Scientific research on the vulnerabilities of forage fish was discussed at the Oireachtas Joint Committee on Agriculture, Food and the Marine today.

Dr Ellen Pikitch, professor and executive director of the Institute for Ocean Conservation Science at Stony Brook University in the US, outlined the key findings of its research, entitled ‘Little Fish, Big Impact’.

Dr Pikitch told the committee that forage fish are a crucial species in the food web. She explained that these are small, often schooling pelagic spices, migratory fish that swim in shoals, including sardines, anchovies, sand eels among others.

According to Dr Pikitch, 37 per cent of the world’s marine catch is forage fish and they are becoming increasingly exploited by humans for fish meal and fish oil. The vulnerability of forage fish to changes in the environment was also outlined to the committee.
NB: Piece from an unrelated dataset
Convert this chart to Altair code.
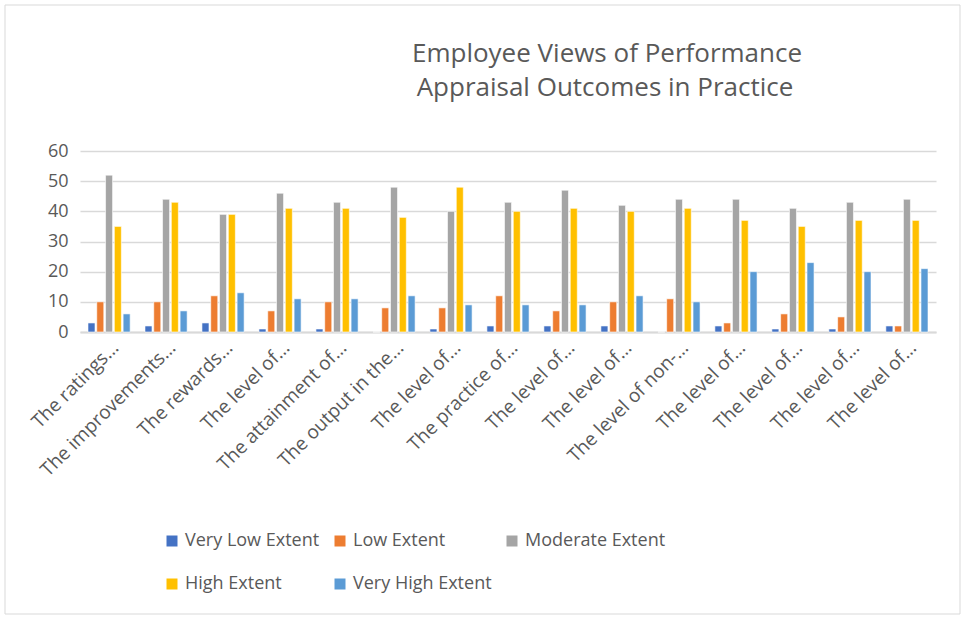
import altair as alt
import pandas as pd

categories = [
    "The ratings…", "The improvements…", "The rewards…", "The level of… ",
    "The attainment of…", "The output in the…", "The level of…  ",
    "The practice of…", "The level of…   ", "The level of…    ",
    "The level of non-…", "The level of…     ", "The level of…      ",
    "The level of…       ", "The level of…        ",
]
series = ["Very Low Extent", "Low Extent", "Moderate Extent", "High Extent", "Very High Extent"]
colors = ["#4472C4", "#ED7D31", "#A5A5A5", "#FFC000", "#5B9BD5"]

very_low = [3, 2, 3, 1, 1, 0, 1, 2, 2, 2, 0, 2, 1, 1, 2]
low = [10, 10, 12, 7, 10, 8, 8, 12, 7, 10, 11, 3, 6, 5, 2]
moderate = [52, 44, 39, 46, 43, 48, 40, 43, 47, 42, 44, 44, 41, 43, 44]
high = [35, 43, 39, 41, 41, 38, 48, 40, 41, 40, 41, 37, 35, 37, 37]
very_high = [6, 7, 13, 11, 11, 12, 9, 9, 9, 12, 10, 20, 23, 20, 21]

title_lines = ["Employee Views of Performance", "Appraisal Outcomes in Practice"]

rows = []
for s, vals in zip(series, [very_low, low, moderate, high, very_high]):
    for c, v in zip(categories, vals):
        rows.append({"cat": c, "series": s, "value": v})
df = pd.DataFrame(rows)

TXT = "#595959"
GRID = "#d9d9d9"
FONT = "Open Sans"

bars = alt.Chart(df).mark_bar(stroke="white", strokeWidth=0.6).encode(
    x=alt.X("cat:N", sort=categories,
            scale=alt.Scale(paddingInner=0.26, paddingOuter=0.14),
            axis=alt.Axis(title=None, labelAngle=-45, labelFontSize=19, labelColor=TXT,
                          labelFont=FONT, ticks=False, domainColor=GRID, domainWidth=2,
                          labelLimit=400, labelPadding=6, grid=False)),
    xOffset=alt.XOffset("series:N", sort=series, scale=alt.Scale(paddingInner=0.2)),
    y=alt.Y("value:Q", scale=alt.Scale(domain=[0, 60]),
            axis=alt.Axis(title=None, values=[0, 10, 20, 30, 40, 50, 60], labelFontSize=18,
                          labelColor=TXT, labelFont=FONT, ticks=False, domain=False,
                          gridColor=GRID, gridWidth=1.5, labelPadding=12)),
    color=alt.Color("series:N", sort=series,
                    scale=alt.Scale(domain=series, range=colors),
                    legend=alt.Legend(title=None, orient="none", legendX=83, legendY=381,
                                      direction="horizontal", columns=3,
                                      symbolType="square", symbolSize=121,
                                      symbolStrokeWidth=0,
                                      labelFontSize=18, labelColor=TXT, labelFont=FONT,
                                      columnPadding=11, rowPadding=25, labelLimit=400)),
)

one = pd.DataFrame({"a": [0]})
rkw = dict(color=GRID, strokeWidth=1)
b_top = alt.Chart(one).mark_rule(**rkw).encode(
    x=alt.value(-75), x2=alt.value(880), y=alt.value(-146))
b_bot = alt.Chart(one).mark_rule(**rkw).encode(
    x=alt.value(-75), x2=alt.value(880), y=alt.value(463))
b_left = alt.Chart(one).mark_rule(**rkw).encode(
    x=alt.value(-75), y=alt.value(-146), y2=alt.value(463))
b_right = alt.Chart(one).mark_rule(**rkw).encode(
    x=alt.value(880), y=alt.value(-146), y2=alt.value(463))

tdf1 = pd.DataFrame({"t": [title_lines[0]]})
tdf2 = pd.DataFrame({"t": [title_lines[1]]})
tkw = dict(fontSize=26, color=TXT, font=FONT, align="center", baseline="alphabetic")
title1 = alt.Chart(tdf1).mark_text(**tkw).encode(
    text="t:N", x=alt.value(527), y=alt.value(-89))
title2 = alt.Chart(tdf2).mark_text(**tkw).encode(
    text="t:N", x=alt.value(525), y=alt.value(-55))

chart = alt.layer(b_top, b_bot, b_left, b_right, bars, title1, title2).properties(
    width=856, height=181,
    background="white",
    autosize=alt.AutoSizeParams(type="none"),
    padding={"left": 80, "top": 151, "right": 30, "bottom": 287},
).configure_view(strokeWidth=0, stroke="transparent")

chart.save("out.html", embed_options={"renderer": "svg", "actions": False})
She cited previous instances were collapses have occurred such as in California and Japan. Dr Pikitch also stressed to the committee their research has found that an array of marine life have a significant dietary dependence on forage fish and are ecologically important.
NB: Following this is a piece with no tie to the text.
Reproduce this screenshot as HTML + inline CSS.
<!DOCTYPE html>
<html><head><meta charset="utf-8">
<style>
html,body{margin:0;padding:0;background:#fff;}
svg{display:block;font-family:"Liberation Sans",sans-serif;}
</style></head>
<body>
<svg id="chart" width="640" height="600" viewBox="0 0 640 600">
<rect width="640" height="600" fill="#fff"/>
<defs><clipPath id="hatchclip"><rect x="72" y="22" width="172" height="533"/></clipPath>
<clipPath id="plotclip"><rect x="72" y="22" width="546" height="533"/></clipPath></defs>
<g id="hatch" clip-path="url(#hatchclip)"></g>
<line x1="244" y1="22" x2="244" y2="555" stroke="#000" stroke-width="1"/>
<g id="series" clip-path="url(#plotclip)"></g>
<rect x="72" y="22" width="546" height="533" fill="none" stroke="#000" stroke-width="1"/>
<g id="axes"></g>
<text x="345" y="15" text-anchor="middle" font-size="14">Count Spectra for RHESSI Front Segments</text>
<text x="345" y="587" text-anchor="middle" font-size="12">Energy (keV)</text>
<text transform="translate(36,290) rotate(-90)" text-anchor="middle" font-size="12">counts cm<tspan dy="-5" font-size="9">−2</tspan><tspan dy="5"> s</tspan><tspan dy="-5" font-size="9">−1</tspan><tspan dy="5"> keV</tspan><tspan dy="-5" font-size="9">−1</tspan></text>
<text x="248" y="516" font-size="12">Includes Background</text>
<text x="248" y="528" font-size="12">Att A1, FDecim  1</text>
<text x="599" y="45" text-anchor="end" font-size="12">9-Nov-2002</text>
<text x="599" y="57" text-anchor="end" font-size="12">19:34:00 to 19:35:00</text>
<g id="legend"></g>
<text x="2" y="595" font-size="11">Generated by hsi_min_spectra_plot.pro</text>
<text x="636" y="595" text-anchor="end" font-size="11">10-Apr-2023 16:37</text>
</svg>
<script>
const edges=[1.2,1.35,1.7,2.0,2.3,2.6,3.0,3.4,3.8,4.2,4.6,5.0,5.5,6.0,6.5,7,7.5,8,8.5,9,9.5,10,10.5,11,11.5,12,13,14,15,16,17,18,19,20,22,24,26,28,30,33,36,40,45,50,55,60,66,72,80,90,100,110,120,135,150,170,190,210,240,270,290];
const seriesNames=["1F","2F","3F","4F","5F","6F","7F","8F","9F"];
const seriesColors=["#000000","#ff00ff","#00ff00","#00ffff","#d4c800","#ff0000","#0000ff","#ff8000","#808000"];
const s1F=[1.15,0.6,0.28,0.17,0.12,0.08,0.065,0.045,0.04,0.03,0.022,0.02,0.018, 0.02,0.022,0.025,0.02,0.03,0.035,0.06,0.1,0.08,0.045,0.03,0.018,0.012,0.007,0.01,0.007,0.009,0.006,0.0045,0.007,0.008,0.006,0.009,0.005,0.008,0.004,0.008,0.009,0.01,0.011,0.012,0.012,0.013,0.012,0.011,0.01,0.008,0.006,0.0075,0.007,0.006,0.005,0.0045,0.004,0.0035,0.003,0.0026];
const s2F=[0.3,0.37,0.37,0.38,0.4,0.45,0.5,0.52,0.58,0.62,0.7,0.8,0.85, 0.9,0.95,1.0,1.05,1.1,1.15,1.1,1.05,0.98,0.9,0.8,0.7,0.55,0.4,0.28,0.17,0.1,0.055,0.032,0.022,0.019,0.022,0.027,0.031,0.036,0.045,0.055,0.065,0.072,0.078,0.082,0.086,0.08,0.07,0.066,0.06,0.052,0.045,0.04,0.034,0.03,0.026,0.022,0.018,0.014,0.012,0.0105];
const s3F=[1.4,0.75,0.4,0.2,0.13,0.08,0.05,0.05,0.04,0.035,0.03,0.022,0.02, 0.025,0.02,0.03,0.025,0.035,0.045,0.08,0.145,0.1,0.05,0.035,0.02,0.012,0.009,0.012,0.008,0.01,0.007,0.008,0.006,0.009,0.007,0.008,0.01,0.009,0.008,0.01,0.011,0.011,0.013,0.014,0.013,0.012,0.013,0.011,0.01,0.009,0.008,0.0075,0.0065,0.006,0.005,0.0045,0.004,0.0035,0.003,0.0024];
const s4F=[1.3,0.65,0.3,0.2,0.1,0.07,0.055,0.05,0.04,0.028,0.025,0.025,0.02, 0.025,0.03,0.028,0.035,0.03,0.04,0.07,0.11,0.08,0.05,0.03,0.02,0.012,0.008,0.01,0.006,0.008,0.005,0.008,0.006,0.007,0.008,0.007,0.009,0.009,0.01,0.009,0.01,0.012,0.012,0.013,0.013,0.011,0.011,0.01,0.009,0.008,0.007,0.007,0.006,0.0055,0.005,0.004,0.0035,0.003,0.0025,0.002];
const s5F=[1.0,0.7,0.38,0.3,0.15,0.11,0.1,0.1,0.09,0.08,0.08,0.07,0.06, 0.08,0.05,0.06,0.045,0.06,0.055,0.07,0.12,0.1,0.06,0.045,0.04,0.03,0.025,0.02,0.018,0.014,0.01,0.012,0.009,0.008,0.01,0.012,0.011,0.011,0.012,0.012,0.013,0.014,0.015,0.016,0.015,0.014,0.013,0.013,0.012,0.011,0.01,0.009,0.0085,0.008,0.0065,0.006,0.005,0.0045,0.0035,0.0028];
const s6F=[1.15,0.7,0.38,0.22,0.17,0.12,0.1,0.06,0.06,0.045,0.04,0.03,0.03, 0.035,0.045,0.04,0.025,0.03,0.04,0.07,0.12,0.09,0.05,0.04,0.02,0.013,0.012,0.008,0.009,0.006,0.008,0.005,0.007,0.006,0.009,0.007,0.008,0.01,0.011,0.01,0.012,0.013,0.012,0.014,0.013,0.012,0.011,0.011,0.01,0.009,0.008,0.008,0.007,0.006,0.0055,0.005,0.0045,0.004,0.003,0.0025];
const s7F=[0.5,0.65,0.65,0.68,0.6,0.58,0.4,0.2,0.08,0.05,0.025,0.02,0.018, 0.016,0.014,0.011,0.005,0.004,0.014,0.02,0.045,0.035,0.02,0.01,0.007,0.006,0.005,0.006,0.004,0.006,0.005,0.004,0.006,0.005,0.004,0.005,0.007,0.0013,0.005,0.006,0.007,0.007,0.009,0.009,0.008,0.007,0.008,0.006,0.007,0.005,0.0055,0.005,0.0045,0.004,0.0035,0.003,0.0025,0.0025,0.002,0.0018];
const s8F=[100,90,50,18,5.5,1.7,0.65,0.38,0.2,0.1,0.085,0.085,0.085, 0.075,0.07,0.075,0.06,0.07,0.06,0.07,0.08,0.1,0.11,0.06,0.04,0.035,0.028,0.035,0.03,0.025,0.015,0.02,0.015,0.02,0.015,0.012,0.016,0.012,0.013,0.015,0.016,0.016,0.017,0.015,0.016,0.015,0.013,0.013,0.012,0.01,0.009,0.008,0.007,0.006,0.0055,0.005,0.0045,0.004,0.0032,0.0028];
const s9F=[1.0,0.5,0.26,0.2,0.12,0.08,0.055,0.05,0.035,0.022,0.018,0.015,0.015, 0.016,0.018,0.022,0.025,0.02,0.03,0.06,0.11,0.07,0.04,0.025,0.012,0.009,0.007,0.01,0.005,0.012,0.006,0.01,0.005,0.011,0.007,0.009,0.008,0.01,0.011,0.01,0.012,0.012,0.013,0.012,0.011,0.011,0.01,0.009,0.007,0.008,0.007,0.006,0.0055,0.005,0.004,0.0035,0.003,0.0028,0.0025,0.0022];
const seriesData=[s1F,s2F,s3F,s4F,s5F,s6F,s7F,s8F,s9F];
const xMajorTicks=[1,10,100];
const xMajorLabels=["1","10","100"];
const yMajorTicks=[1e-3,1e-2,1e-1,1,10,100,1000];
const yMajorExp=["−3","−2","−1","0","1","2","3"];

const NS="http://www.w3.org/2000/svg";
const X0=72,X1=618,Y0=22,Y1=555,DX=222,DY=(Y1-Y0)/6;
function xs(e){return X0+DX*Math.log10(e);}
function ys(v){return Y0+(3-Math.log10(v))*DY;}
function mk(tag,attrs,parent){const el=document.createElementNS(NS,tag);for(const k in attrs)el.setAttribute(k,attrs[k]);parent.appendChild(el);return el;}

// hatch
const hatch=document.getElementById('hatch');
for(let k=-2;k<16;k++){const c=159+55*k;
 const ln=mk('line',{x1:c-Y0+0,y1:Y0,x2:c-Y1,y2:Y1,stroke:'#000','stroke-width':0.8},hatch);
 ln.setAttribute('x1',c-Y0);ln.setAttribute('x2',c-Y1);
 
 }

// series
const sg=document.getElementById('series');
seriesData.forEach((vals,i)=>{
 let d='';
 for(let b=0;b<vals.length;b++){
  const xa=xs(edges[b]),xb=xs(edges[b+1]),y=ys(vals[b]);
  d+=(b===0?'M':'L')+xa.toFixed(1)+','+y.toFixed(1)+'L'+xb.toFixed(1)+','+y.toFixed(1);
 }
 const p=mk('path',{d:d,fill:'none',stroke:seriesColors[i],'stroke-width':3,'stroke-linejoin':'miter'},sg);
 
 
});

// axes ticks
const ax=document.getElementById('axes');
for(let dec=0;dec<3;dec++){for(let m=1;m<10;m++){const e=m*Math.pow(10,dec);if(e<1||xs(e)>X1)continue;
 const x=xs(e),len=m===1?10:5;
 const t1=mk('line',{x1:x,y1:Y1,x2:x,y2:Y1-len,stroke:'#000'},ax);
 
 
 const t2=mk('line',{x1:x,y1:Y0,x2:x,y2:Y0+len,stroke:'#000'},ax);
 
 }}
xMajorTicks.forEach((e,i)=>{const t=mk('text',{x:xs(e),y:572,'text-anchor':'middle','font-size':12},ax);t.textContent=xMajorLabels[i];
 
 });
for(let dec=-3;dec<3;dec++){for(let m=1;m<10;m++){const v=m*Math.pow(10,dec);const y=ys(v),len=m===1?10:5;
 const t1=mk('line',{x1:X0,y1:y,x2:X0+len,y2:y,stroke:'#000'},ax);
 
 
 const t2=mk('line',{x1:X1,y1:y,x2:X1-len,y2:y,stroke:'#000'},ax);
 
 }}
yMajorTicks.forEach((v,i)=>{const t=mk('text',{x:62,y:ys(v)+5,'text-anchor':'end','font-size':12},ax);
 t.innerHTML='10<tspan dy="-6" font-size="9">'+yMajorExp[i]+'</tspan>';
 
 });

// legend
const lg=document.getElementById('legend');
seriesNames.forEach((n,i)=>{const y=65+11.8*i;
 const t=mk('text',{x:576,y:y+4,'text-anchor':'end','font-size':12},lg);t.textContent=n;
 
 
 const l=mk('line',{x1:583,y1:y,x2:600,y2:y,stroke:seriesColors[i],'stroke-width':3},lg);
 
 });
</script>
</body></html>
The research showed that better fishing practices have a beneficial impact on fish stocks and reduces the risk of forage fishery collapse.

Committee chairman Andrew Doyle TD  described the research as the most comprehensive global analysis of forage fish species to date. “The report found that conventional management has led to worrying declines in this species, which form a critical link in the marine food chain,” he said.

He noted the recommendations of cutting catch rates in half in many eco-systems and doubling the minimum biomass of forage fish that must be left in the water. “The committee will be keen to assess any policy steps that may be required to safeguard the future sustainability of Ireland’s fishing grounds,” he added.